The "serial output" part of this component comes from its extra pin which can pass the serial information received from the microcontroller out again unchanged. This means you can transmit 16 bits in a row (2 bytes) and the first 8 will flow through the first register into the second register and be expressed there. You can learn to do that from the second example.

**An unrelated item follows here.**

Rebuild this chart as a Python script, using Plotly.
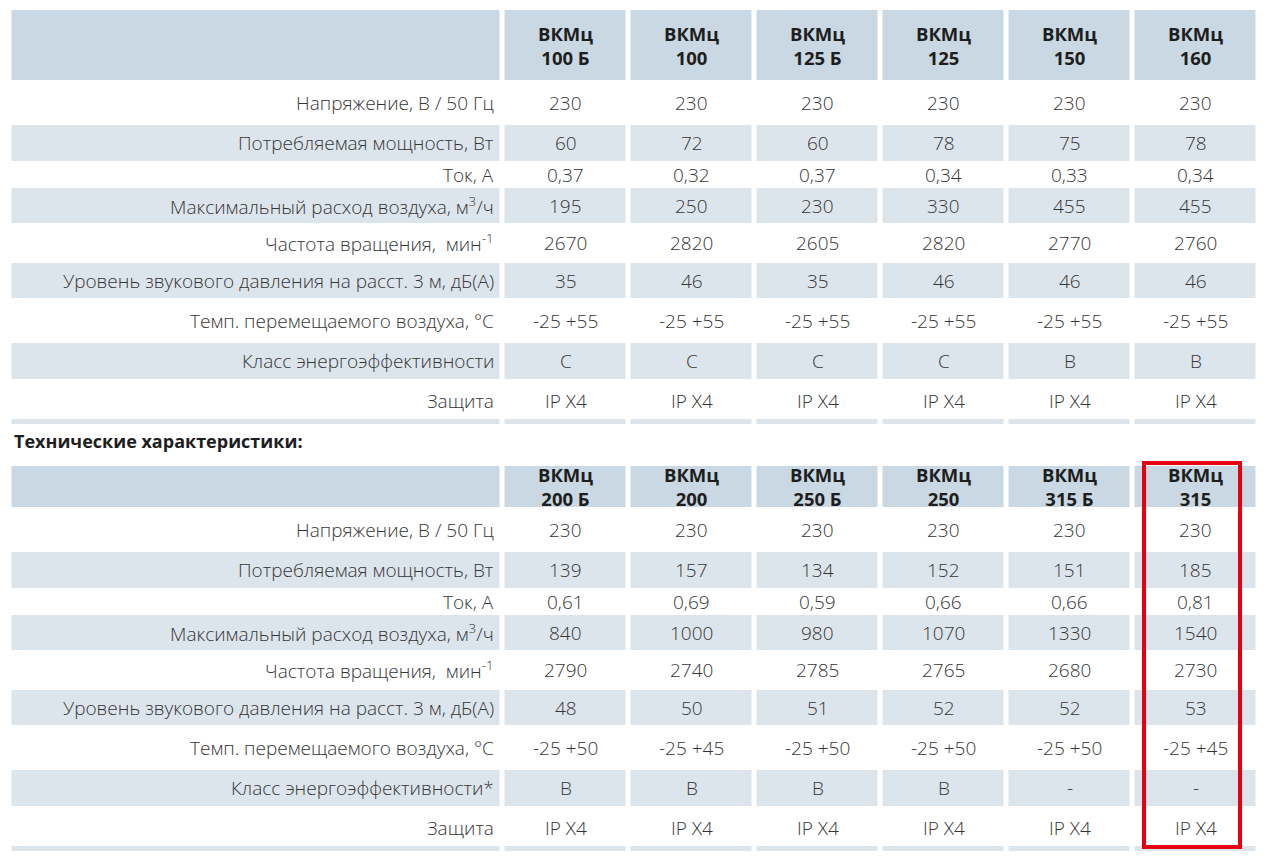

"3 states" refers to the fact that you can set the output pins as either high, low or "high impedance." Unlike the HIGH and LOW states, you can"t set pins to their high impedance state individually. You can only set the whole chip together. This is a pretty specialized thing to do -- Think of an LED array that might need to be controlled by completely different microcontrollers depending on a specific mode setting built into your project. Neither example takes advantage of this feature and you won"t usually need to worry about getting a chip that has it.

Shift regeister 74HC595N
Breadboard
Leds
Wire & jumpers
Arduino Mega
Resistors 1K ohm

	Starts with Breadboard and the arduino mega.
	Place the 74HC595N.
	Wire IC Vcc and gnd with the breadboard. Pin 8 gnd Pin 10 5V Pin 13 gnd Pin 16 5V
	Wire Arduino GND and Vcc with the breadboard. Pin 14, Serial data input Arduino pin 11 Pin 11, Shift register clock pin Arduino pin 12 Pin 12, Storage register clock pin (latch pin) Arduino pin 8
	Place the resistors. Q0 .. Q7
	Place and wire the leds

int latchPin = 8;
int clockPin = 12;
int dataPin = 11;

byte data;
byte dataArray[10];

void setup() {
  pinMode(latchPin, OUTPUT);

  dataArray[0] = 0xFF; //0b11111111
  dataArray[1] = 0xFE; //0b11111110
  dataArray[2] = 0xFC; //0b11111100
  dataArray[3] = 0xF8; //0b11111000
  dataArray[4] = 0xF0; //0b11110000
  dataArray[5] = 0xE0; //0b11100000
  dataArray[6] = 0xC0; //0b11000000
  dataArray[7] = 0x80; //0b10000000
  dataArray[8] = 0x00; //0b00000000
  dataArray[9] = 0xFF; //0b11100000

  blinkAll_2Bytes(2,500); 
}

void loop() {
  for (int j = 0; j < 9; j++) {
    data = dataArray[j];
    digitalWrite(latchPin, 0);
    shiftOut(dataPin, clockPin, data);
    digitalWrite(latchPin, 1);
    delay(1000);
  }
  
  blinkAll_2Bytes(2,500); 
}

void shiftOut(int myDataPin, int myClockPin, byte myDataOut) {
  int i=0;
  int pinState;
  pinMode(myClockPin, OUTPUT);
  pinMode(myDataPin, OUTPUT);

  digitalWrite(myDataPin, 0);
  digitalWrite(myClockPin, 0);
  for (i=7; i>=0; i--)  {
    digitalWrite(myClockPin, 0);

    if ( myDataOut & (1<<i) ) {
      pinState= 1;
    }
    else {  
      pinState= 0;
    }

    digitalWrite(myDataPin, pinState);
    digitalWrite(myClockPin, 1);
    digitalWrite(myDataPin, 0);
  }

  digitalWrite(myClockPin, 0);
}

void blinkAll_2Bytes(int n, int d) {
  digitalWrite(latchPin, 0);
  shiftOut(dataPin, clockPin, 0);
  shiftOut(dataPin, clockPin, 0);
  digitalWrite(latchPin, 1);
  delay(200);
  for (int x = 0; x < n; x++) {
    digitalWrite(latchPin, 0);
    shiftOut(dataPin, clockPin, 255);
    shiftOut(dataPin, clockPin, 255);
    digitalWrite(latchPin, 1);
    delay(d);
    digitalWrite(latchPin, 0);
    shiftOut(dataPin, clockPin, 0);
    shiftOut(dataPin, clockPin, 0);
    digitalWrite(latchPin, 1);
    delay(d);
  }
}